Source code of charts:
★ ★ ★ ★ ★

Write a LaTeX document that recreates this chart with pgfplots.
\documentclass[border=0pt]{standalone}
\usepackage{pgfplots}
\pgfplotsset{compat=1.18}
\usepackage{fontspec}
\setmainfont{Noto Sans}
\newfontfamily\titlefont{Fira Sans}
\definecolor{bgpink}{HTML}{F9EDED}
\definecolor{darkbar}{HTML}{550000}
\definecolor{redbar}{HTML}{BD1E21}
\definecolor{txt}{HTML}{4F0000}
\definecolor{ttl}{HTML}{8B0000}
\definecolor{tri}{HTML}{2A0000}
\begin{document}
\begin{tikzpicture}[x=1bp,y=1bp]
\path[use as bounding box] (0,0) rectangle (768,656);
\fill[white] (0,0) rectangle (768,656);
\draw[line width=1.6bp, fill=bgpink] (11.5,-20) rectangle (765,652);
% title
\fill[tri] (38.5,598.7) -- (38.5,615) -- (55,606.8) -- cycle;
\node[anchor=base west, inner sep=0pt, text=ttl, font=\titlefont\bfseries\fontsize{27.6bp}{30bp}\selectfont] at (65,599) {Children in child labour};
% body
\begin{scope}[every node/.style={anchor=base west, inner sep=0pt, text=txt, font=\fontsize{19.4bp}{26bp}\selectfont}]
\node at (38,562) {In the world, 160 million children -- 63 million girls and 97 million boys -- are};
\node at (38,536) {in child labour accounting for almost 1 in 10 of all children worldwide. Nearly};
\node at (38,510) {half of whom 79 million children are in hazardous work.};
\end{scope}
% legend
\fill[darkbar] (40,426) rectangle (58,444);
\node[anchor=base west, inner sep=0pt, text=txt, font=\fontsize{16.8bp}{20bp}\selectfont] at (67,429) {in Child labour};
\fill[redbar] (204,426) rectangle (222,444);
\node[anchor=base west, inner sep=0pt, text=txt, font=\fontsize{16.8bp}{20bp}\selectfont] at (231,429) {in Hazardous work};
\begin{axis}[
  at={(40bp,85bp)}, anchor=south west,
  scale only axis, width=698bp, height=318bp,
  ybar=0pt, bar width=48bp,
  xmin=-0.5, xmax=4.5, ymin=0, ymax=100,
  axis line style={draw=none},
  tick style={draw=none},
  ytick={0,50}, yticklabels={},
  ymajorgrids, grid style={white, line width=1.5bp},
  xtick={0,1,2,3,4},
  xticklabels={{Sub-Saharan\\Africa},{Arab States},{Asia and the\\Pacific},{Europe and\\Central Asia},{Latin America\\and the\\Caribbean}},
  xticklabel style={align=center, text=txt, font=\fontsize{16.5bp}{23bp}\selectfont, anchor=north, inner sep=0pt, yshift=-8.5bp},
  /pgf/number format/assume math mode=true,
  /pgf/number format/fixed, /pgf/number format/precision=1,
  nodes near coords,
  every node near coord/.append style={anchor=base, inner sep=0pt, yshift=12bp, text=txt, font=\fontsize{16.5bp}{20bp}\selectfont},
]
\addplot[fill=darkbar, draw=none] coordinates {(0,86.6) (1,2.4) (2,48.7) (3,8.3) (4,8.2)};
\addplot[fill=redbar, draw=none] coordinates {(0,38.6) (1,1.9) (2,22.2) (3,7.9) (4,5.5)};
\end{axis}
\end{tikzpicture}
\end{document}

★ ★ ★ ★ ★

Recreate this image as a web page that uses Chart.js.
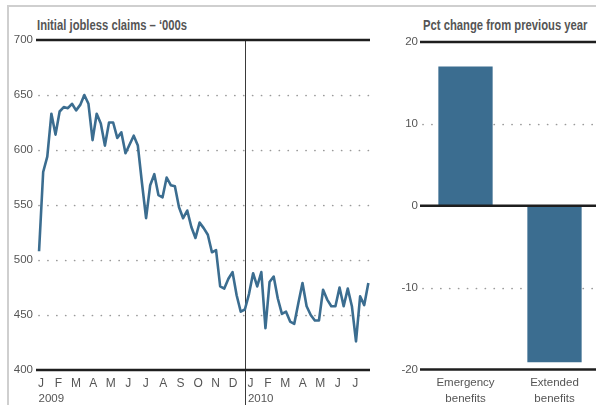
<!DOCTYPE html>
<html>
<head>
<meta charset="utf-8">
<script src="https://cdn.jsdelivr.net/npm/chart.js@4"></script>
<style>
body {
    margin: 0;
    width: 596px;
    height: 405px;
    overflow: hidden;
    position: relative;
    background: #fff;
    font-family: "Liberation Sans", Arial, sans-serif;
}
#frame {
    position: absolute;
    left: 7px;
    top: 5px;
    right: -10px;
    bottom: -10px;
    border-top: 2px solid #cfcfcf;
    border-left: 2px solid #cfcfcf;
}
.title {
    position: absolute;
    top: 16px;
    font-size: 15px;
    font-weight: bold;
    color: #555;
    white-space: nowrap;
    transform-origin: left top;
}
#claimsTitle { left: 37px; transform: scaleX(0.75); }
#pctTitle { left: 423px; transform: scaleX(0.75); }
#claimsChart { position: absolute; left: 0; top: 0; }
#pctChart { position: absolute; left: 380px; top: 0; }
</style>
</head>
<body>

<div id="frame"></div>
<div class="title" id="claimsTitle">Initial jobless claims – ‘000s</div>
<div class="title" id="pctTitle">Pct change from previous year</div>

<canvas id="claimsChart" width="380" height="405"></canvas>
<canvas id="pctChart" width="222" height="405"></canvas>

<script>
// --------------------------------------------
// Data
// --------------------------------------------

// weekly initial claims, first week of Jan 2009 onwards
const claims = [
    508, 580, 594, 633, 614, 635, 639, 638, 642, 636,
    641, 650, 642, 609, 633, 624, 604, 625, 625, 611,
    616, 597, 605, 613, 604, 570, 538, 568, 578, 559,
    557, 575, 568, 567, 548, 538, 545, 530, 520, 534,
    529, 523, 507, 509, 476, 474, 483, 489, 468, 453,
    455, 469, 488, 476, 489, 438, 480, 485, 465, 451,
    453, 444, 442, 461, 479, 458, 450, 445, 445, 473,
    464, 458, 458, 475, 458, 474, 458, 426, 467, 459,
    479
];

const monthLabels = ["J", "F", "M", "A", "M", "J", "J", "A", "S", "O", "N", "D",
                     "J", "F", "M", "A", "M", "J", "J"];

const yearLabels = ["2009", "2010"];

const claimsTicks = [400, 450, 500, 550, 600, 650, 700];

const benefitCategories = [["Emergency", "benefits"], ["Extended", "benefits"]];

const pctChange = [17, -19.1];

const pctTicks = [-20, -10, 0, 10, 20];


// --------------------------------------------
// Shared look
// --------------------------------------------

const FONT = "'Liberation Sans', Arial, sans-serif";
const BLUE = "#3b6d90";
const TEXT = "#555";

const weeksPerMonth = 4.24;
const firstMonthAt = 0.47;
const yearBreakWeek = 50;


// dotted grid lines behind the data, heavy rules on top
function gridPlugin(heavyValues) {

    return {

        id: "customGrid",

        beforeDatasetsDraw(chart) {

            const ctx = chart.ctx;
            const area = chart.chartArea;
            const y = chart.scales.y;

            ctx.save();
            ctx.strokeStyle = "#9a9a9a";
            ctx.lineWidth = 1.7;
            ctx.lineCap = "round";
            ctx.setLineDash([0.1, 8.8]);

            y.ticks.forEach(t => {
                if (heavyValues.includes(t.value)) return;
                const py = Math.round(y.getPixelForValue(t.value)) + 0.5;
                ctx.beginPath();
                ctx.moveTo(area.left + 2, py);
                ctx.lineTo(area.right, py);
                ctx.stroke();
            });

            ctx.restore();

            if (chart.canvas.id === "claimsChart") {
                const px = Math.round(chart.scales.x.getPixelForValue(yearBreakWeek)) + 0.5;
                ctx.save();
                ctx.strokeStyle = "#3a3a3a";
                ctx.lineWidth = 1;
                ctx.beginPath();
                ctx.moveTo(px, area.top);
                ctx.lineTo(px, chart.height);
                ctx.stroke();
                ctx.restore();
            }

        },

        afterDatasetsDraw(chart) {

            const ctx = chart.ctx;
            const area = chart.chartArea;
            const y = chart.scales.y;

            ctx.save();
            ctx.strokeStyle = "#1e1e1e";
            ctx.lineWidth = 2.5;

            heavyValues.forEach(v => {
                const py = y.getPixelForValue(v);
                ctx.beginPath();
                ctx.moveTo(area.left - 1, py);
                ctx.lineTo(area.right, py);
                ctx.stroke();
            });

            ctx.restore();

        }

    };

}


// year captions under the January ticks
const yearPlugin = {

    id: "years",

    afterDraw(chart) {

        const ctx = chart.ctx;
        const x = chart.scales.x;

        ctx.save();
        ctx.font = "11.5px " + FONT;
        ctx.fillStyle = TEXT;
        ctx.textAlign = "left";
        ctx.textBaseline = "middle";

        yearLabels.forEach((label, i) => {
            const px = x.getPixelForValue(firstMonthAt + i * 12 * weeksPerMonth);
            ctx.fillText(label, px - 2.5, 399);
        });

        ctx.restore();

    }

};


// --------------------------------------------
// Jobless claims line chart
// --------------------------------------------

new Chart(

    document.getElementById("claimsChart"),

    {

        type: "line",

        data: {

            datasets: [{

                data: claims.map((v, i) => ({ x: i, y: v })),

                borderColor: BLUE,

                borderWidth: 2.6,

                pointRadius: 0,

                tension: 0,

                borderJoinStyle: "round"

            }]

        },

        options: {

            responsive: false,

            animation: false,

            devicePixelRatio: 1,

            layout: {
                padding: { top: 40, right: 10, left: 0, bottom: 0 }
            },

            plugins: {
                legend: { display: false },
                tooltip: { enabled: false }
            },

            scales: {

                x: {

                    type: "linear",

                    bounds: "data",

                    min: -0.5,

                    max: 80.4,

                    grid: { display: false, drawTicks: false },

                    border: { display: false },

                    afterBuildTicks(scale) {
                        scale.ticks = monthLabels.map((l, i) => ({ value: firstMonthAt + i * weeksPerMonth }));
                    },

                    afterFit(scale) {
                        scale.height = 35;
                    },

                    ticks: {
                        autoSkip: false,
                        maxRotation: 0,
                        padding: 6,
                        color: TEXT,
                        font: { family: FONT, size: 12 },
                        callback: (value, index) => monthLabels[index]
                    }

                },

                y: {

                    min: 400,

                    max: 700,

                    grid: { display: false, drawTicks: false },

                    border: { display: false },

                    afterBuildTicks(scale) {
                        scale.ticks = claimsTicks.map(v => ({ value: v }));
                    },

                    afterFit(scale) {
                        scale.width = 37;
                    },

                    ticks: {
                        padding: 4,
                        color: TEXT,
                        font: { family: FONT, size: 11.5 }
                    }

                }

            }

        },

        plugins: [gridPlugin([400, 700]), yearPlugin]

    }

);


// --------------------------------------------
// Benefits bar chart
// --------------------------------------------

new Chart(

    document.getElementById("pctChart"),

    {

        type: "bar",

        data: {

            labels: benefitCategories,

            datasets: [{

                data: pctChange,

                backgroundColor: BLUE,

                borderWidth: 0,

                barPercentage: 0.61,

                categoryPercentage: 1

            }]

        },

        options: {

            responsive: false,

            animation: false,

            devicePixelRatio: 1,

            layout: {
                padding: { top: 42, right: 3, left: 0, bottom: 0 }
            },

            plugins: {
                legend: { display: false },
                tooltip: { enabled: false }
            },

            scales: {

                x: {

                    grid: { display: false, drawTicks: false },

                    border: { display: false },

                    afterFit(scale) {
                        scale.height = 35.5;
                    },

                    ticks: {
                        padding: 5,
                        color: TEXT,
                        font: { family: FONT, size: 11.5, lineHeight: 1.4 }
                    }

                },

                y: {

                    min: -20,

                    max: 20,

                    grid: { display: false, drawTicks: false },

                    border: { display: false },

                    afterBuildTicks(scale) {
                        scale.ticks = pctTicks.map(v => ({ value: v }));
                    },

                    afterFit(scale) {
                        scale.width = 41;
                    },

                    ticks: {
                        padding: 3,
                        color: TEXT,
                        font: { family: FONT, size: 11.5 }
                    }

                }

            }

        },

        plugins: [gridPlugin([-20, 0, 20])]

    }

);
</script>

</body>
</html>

★ ★ ★ ★ ★

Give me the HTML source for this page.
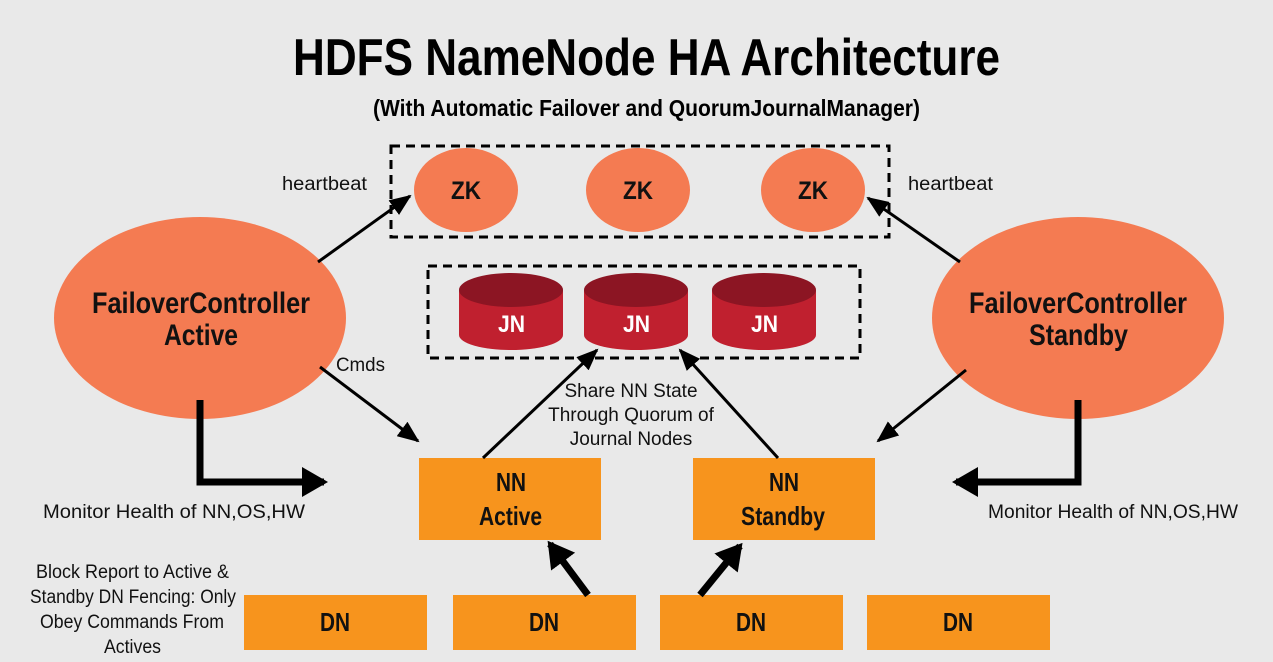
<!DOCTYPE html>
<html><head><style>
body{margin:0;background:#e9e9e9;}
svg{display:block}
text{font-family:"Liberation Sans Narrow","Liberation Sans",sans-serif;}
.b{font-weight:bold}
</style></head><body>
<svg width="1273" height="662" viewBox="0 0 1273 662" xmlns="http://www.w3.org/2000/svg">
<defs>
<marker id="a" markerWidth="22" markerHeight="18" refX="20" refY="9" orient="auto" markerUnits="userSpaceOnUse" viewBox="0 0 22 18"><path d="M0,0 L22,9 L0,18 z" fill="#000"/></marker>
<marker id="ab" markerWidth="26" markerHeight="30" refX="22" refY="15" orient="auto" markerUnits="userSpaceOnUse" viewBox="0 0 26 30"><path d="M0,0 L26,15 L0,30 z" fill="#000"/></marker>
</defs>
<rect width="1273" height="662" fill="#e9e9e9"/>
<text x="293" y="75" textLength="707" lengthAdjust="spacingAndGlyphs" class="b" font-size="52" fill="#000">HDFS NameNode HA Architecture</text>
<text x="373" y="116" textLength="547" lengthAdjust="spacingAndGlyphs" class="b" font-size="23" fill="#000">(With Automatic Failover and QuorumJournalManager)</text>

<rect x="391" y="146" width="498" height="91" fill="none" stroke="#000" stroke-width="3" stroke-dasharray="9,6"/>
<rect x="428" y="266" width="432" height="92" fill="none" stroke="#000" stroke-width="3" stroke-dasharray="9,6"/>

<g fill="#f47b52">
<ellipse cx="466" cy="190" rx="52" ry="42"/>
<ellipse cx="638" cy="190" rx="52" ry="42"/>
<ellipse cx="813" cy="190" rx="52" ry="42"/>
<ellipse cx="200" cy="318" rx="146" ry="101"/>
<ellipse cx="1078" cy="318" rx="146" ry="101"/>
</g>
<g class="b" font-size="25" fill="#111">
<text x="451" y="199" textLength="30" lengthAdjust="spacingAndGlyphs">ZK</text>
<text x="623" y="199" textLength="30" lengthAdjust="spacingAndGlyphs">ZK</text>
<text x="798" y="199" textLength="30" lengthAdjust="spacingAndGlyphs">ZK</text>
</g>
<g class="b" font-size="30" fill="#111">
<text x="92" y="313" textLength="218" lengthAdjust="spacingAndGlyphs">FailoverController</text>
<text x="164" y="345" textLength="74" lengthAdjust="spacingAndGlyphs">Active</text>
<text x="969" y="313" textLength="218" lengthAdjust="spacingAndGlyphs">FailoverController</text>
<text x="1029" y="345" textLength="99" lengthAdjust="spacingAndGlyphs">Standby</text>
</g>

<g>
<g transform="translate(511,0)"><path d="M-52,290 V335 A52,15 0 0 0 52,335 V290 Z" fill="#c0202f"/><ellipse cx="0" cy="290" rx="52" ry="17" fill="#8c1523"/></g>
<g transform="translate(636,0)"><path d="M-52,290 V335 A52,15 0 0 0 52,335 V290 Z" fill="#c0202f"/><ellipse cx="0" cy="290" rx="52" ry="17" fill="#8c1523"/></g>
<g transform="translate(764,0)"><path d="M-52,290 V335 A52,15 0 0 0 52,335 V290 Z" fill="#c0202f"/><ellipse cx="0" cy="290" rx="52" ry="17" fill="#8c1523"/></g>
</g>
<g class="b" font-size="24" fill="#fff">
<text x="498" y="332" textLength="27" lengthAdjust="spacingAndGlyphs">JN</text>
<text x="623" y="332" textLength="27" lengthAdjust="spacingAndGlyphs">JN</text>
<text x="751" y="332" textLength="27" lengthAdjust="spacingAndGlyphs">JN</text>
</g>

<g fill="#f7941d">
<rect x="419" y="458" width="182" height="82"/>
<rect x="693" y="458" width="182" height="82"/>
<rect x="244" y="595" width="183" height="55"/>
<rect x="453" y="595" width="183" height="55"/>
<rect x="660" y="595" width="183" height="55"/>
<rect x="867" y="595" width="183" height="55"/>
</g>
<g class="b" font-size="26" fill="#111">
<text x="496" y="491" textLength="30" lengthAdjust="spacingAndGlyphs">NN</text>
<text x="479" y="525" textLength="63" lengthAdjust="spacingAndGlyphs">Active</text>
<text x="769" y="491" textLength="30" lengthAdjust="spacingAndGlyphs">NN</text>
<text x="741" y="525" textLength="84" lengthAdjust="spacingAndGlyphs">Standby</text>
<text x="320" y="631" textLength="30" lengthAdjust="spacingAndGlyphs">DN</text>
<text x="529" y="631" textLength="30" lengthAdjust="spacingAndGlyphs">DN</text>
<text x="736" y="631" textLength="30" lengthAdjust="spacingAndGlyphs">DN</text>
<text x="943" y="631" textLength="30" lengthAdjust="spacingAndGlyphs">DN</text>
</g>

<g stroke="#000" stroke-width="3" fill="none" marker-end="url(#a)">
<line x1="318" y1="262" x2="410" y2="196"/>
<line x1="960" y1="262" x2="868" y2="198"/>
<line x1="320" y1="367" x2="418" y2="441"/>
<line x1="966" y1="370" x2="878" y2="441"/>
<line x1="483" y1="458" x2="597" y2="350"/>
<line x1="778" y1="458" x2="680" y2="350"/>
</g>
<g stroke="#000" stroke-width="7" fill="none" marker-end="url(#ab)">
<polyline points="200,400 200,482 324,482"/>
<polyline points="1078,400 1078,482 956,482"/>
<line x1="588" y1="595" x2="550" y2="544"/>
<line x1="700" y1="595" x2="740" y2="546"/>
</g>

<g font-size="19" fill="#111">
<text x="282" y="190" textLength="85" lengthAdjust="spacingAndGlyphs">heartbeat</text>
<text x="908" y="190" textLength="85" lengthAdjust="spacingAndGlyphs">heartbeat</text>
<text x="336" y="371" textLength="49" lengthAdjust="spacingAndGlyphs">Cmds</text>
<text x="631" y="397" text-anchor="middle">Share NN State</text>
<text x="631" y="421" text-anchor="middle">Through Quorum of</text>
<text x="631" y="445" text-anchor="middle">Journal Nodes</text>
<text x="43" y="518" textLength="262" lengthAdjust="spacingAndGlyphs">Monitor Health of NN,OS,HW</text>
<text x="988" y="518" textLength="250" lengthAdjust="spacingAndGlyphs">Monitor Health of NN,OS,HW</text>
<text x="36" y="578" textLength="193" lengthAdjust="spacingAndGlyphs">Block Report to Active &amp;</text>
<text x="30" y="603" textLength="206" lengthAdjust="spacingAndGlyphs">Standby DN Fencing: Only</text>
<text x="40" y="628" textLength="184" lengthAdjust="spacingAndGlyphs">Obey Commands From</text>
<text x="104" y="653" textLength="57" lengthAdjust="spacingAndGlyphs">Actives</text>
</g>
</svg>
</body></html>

★ ★ ★ ★ ★

**EXERCISE**
Scan the listing above and copy all lines containing the word "this".

**FINISHED TASK**
Write a LaTeX document that recreates this chart with pgfplots.
Recreate this image as a web page that uses Chart.js.
Give me the HTML source for this page.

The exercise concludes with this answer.